EXERCISE INSTRUCTIONS
Reproduce each line from the records that holds "script".

DATA EXCERPTS
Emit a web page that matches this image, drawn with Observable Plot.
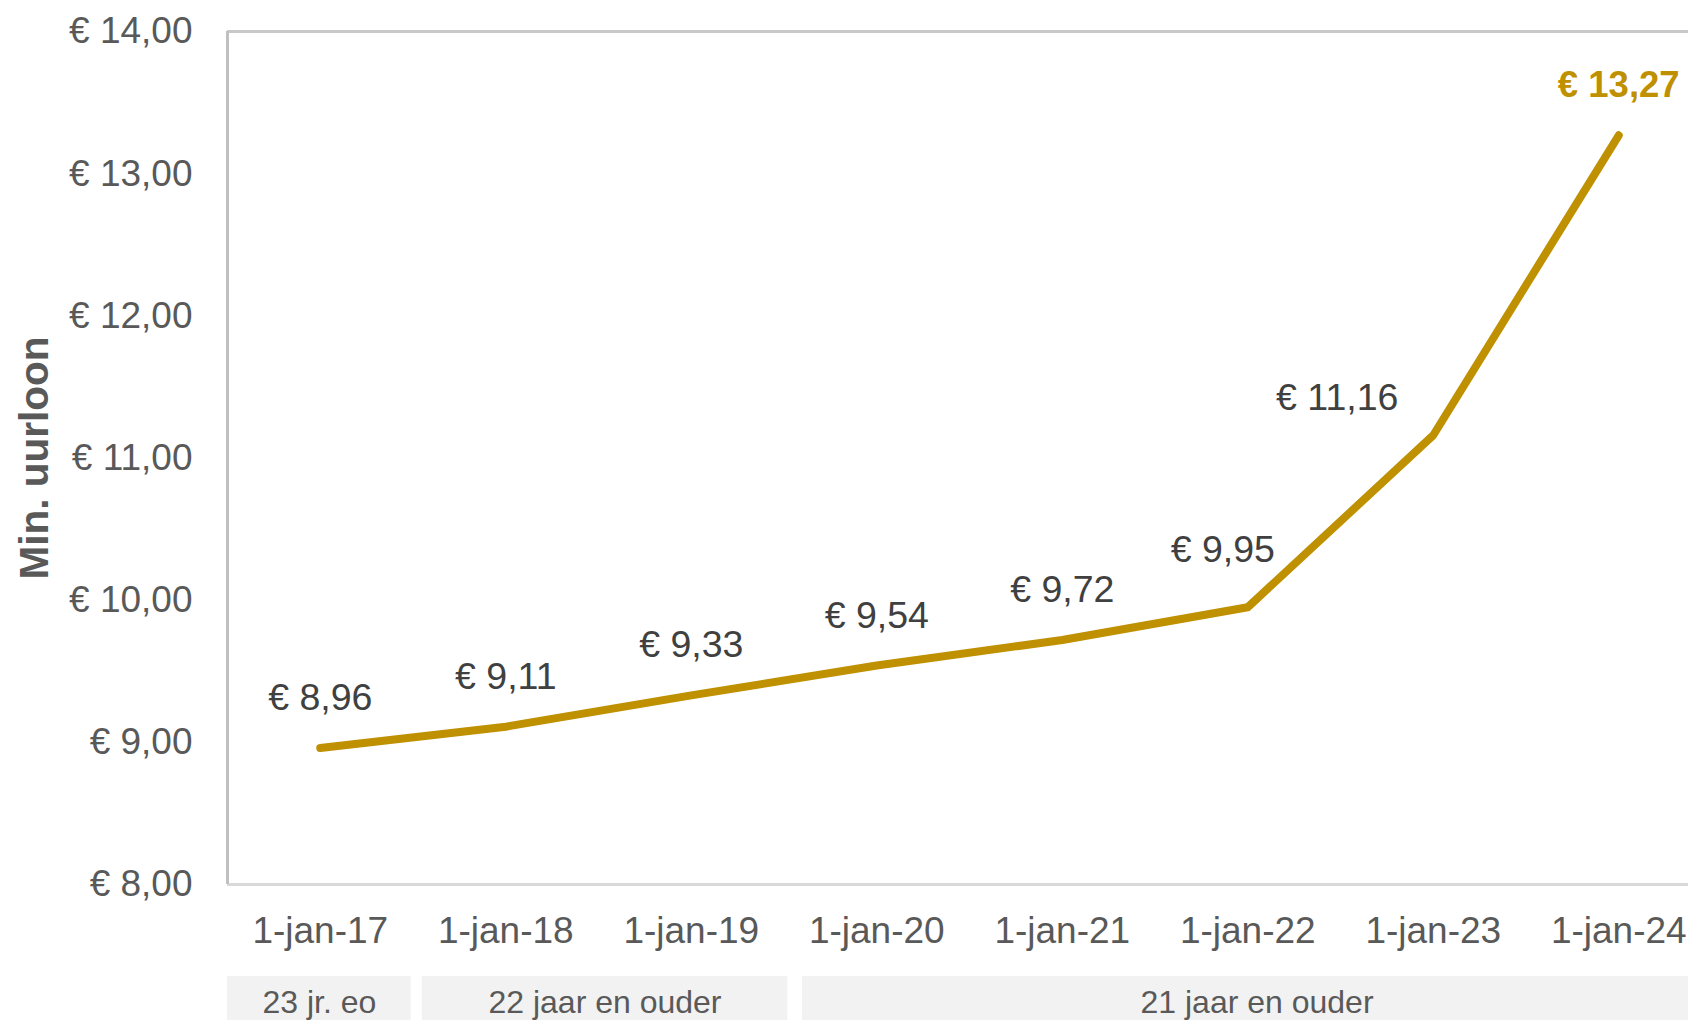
<!DOCTYPE html>
<html>
<head>
<meta charset="utf-8">
<script src="https://cdn.jsdelivr.net/npm/d3@7"></script>
<script src="https://cdn.jsdelivr.net/npm/@observablehq/plot@0.6"></script>
<style>
  html, body { margin: 0; padding: 0; background: #ffffff; overflow: hidden; width: 1688px; height: 1020px; }
  #chart { width: 1688px; overflow: hidden; }
  #chart svg { display: block; max-width: none !important; }
</style>
</head>
<body>
<div id="chart"></div>
<script>
const years = [2017, 2018, 2019, 2020, 2021, 2022, 2023, 2024];
const tickLabels = ["1-jan-17", "1-jan-18", "1-jan-19", "1-jan-20", "1-jan-21", "1-jan-22", "1-jan-23", "1-jan-24"];
const values = [8.96, 9.11, 9.33, 9.54, 9.72, 9.95, 11.16, 13.27];
const valueLabels = ["€ 8,96", "€ 9,11", "€ 9,33", "€ 9,54", "€ 9,72", "€ 9,95", "€ 11,16", "€ 13,27"];
const yTicks = [8, 9, 10, 11, 12, 13, 14];
const groupLabels = ["23 jr. eo", "22 jaar en ouder", "21 jaar en ouder"];
const groupStart = [2016.5, 2017.55, 2019.6];
const groupEnd = [2017.49, 2019.52, 2024.5];
const yTitle = "Min. uurloon";

const FONT = "'Liberation Sans', Arial, sans-serif";
const GOLD = "#BF9000";

const data = years.map((year, i) => ({year, value: values[i], label: valueLabels[i]}));
const groups = groupLabels.map((label, i) => ({label, start: groupStart[i], end: groupEnd[i]}));

const W = 1711, ML = 227;
const xDomain = [2016.5, 2024.5];

const main = Plot.plot({
  width: W, height: 970,
  marginLeft: ML, marginRight: 0, marginTop: 31, marginBottom: 86,
  style: {fontFamily: FONT, fontSize: "37px", color: "#595959", background: "white", overflow: "visible"},
  x: {type: "linear", domain: xDomain, ticks: years,
      tickFormat: d => tickLabels[years.indexOf(d)], tickSize: 0, tickPadding: 32, label: null},
  y: {domain: [8, 14], ticks: yTicks,
      tickFormat: d => "€ " + d.toFixed(2).replace(".", ","), tickSize: 0, tickPadding: 35, label: null},
  marks: [
    Plot.ruleY([14], {stroke: "#c8c8c8", strokeWidth: 3}),
    Plot.ruleY([8], {stroke: "#d9d9d9", strokeWidth: 3}),
    Plot.ruleX([xDomain[0]], {stroke: "#c0c0c0", strokeWidth: 3}),
    Plot.lineY(data, {x: "year", y: "value", stroke: GOLD, strokeWidth: 8,
      strokeLinecap: "round", strokeLinejoin: "round"}),
    Plot.text(data, {filter: (d, i) => i < 5, x: "year", y: "value", text: "label",
      dy: -50, fill: "#404040", fontSize: 37.5}),
    Plot.text(data, {filter: (d, i) => i === 5, x: "year", y: "value", text: "label",
      dx: -25, dy: -57, fill: "#404040", fontSize: 37.5}),
    Plot.text(data, {filter: (d, i) => i === 6, x: "year", y: "value", text: "label",
      dx: -96, dy: -37, fill: "#404040", fontSize: 37.5}),
    Plot.text(data, {filter: (d, i) => i === 7, x: "year", y: "value", text: "label",
      dy: -50, fill: GOLD, fontSize: 36.5, fontWeight: "bold"}),
    Plot.text([yTitle], {frameAnchor: "left", textAnchor: "middle", rotate: -90, dx: -192, dy: 0,
      fontWeight: "bold", fontSize: 40.5, fill: "#595959"})
  ]
});

const strip = Plot.plot({
  width: W, height: 66,
  marginLeft: ML, marginRight: 0, marginTop: 6, marginBottom: 0,
  style: {fontFamily: FONT, fontSize: "32px", color: "#595959", background: "white"},
  x: {domain: xDomain, axis: null},
  marks: [
    Plot.rect(groups, {x1: "start", x2: "end", fill: "#f2f2f2"}),
    Plot.text(groups, {x: d => (d.start + d.end) / 2, text: "label", frameAnchor: "middle",
      dy: -4, fontSize: 32, fill: "#595959"})
  ]
});

const el = document.getElementById("chart");
el.appendChild(main);
el.appendChild(strip);
</script>
</body>
</html>
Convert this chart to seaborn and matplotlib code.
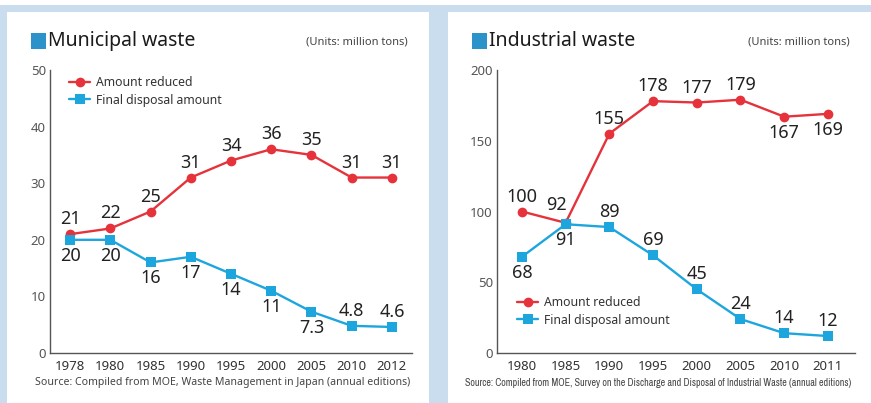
import matplotlib
matplotlib.use("Agg")
import matplotlib.pyplot as plt
from matplotlib.patches import Rectangle
from matplotlib.lines import Line2D
from matplotlib import font_manager
import numpy as np
import pandas as pd
import seaborn as sns

sns.set_style("white")
plt.rcParams["font.family"] = ["Noto Sans", "DejaVu Sans"]

# ---- data (million tons) ----
muni_years = ["1978", "1980", "1985", "1990", "1995", "2000", "2005", "2010", "2012"]
muni_reduced = [21, 22, 25, 31, 34, 36, 35, 31, 31]
muni_final = [20, 20, 16, 17, 14, 11, 7.3, 4.8, 4.6]
muni_final_pos = ["below"] * 7 + ["above"] * 2

ind_years = ["1980", "1985", "1990", "1995", "2000", "2005", "2010", "2011"]
ind_reduced = [100, 92, 155, 178, 177, 179, 167, 169]
ind_reduced_pos = ["above", "aboveleft", "above", "above", "above", "above", "below", "below"]
ind_final = [68, 91, 89, 69, 45, 24, 14, 12]
ind_final_pos = ["below", "below", "above", "above", "above", "above", "above", "above"]

series_names = ["Amount reduced", "Final disposal amount"]
RED = "#e5323b"
BLUE = "#1da6dd"
PANEL_BG = "#c9ddef"
TEXT = "#222222"
GREY = "#555555"

# narrow face for the long source line, if one is available
narrow_names = {f.name for f in font_manager.fontManager.ttflist
                if f.stretch in ("condensed", "semi-condensed", "extra-condensed")
                or "Narrow" in f.name or "Condensed" in f.name}

W, H = 871, 403
fig = plt.figure(figsize=(W / 100, H / 100), dpi=100)
fig.patch.set_facecolor(PANEL_BG)


def px_rect(x0, y0, x1, y1):
    """Figure-fraction rectangle from pixel coordinates (origin top-left)."""
    return [x0 / W, 1 - y1 / H, (x1 - x0) / W, (y1 - y0) / H]


# white panels behind the axes
for x0, y0, x1, y1 in [(0, 0, W, 5), (7, 12, 429, H), (448, 12, W, H)]:
    l, b, w, h = px_rect(x0, y0, x1, y1)
    fig.patches.append(Rectangle((l, b), w, h, transform=fig.transFigure,
                                 facecolor="white", edgecolor="none", zorder=-5))


def px_to_pt(p):
    return p * 72 / 100


def label_points(ax, xs, ys, positions, fmt):
    offsets = {
        "above": (0, 15),
        "below": (0, -16),
        "aboveleft": (-9, 18),
    }
    for x, y, p in zip(xs, ys, positions):
        dx, dy = offsets[p]
        ax.annotate(fmt(y), (x, y), xytext=(px_to_pt(dx), px_to_pt(dy)),
                    textcoords="offset points", ha="center", va="center",
                    fontsize=13, color=TEXT, fontweight="medium", zorder=5)


def fmt_val(v):
    return f"{v:g}"


def draw_panel(rect, years, reduced, final, red_pos, blue_pos, ylim, yticks,
               xlim, title, title_px, units_px, source, source_px, source_kw,
               legend_anchor):
    ax = fig.add_axes(px_rect(*rect))
    ax.set_facecolor("none")
    pos = np.arange(len(years))
    df = pd.DataFrame({
        "pos": np.concatenate([pos, pos]),
        "value": list(reduced) + list(final),
        "series": [series_names[0]] * len(years) + [series_names[1]] * len(years),
    })
    sns.lineplot(data=df, x="pos", y="value", hue="series", style="series",
                 palette={series_names[0]: RED, series_names[1]: BLUE},
                 markers={series_names[0]: "o", series_names[1]: "s"},
                 dashes=False, markersize=7, markeredgewidth=0, linewidth=1.7,
                 legend=False, ax=ax, sort=False, zorder=3)
    ax.set_xlim(*xlim)
    ax.set_ylim(*ylim)
    ax.set_yticks(yticks)
    ax.set_xticks(pos)
    ax.set_xticklabels(years)
    ax.set_xlabel("")
    ax.set_ylabel("")
    for s in ["top", "right"]:
        ax.spines[s].set_visible(False)
    for s in ["left", "bottom"]:
        ax.spines[s].set_color("#555555")
        ax.spines[s].set_linewidth(1.0)
    ax.tick_params(axis="y", direction="in", length=4, width=1, color="#555555",
                   labelsize=9.5, labelcolor=GREY, pad=3)
    ax.tick_params(axis="x", length=0, labelsize=9.5, labelcolor="#333333", pad=5)

    label_points(ax, pos, reduced, red_pos, fmt_val)
    label_points(ax, pos, final, blue_pos, fmt_val)

    handles = [
        Line2D([], [], color=RED, marker="o", markersize=7, markeredgewidth=0, lw=1.7),
        Line2D([], [], color=BLUE, marker="s", markersize=7, markeredgewidth=0, lw=1.7),
    ]
    ax.legend(handles, series_names, loc="upper left", bbox_to_anchor=legend_anchor,
              bbox_transform=fig.transFigure, frameon=False, fontsize=8.8,
              handlelength=1.75, handletextpad=0.45, labelspacing=0.38,
              borderpad=0, borderaxespad=0, labelcolor="#333333")

    # title with square marker
    sx, sy = title_px
    l, b, w, h = px_rect(sx, sy - 7.5, sx + 15, sy + 7.5)
    fig.patches.append(Rectangle((l, b), w, h, transform=fig.transFigure,
                                 facecolor="#2b93c9", edgecolor="none", zorder=2))
    fig.text((sx + 17) / W, 1 - sy / H, title, fontsize=14, color="#1a1a1a",
             ha="left", va="center", fontweight="medium")
    ux, uy = units_px
    fig.text(ux / W, 1 - uy / H, "(Units: million tons)", fontsize=8,
             color="#444444", ha="right", va="center")
    srx, sry = source_px
    fig.text(srx / W, 1 - sry / H, source, ha="center", va="center",
             color="#444444", **source_kw)
    return ax


draw_panel(rect=(50, 70, 412, 353),
           years=muni_years, reduced=muni_reduced, final=muni_final,
           red_pos=["above"] * len(muni_years), blue_pos=muni_final_pos,
           ylim=(0, 50), yticks=[0, 10, 20, 30, 40, 50], xlim=(-0.5, 8.5),
           title="Municipal waste", title_px=(31, 41), units_px=(408, 42),
           source="Source: Compiled from MOE, Waste Management in Japan (annual editions)",
           source_px=(223, 383), source_kw=dict(fontsize=7.6),
           legend_anchor=((71 - 2) / W, 1 - 76 / H))

if narrow_names:
    ind_src_kw = dict(fontsize=7.2, family=[sorted(narrow_names)[0], "DejaVu Sans"])
else:
    ind_src_kw = dict(fontsize=6.0)

draw_panel(rect=(497, 70, 855, 353),
           years=ind_years, reduced=ind_reduced, final=ind_final,
           red_pos=ind_reduced_pos, blue_pos=ind_final_pos,
           ylim=(0, 200), yticks=[0, 50, 100, 150, 200], xlim=(-0.57, 7.62),
           title="Industrial waste", title_px=(472, 41), units_px=(850, 42),
           source="Source: Compiled from MOE, Survey on the Discharge and Disposal of Industrial Waste (annual editions)",
           source_px=(658, 383), source_kw=ind_src_kw,
           legend_anchor=((519 - 2) / W, 1 - 296 / H))

fig.savefig("out.png", dpi=100, facecolor=fig.get_facecolor())
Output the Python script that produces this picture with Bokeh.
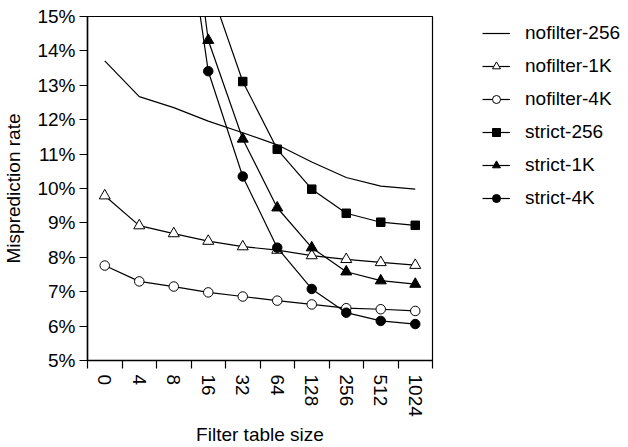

TASK ANSWER
<script src="https://cdn.jsdelivr.net/npm/d3@7"></script>
<script src="https://cdn.jsdelivr.net/npm/@observablehq/plot@0.6"></script>
<script>
</script>
Output the Python script that produces this picture with Bokeh.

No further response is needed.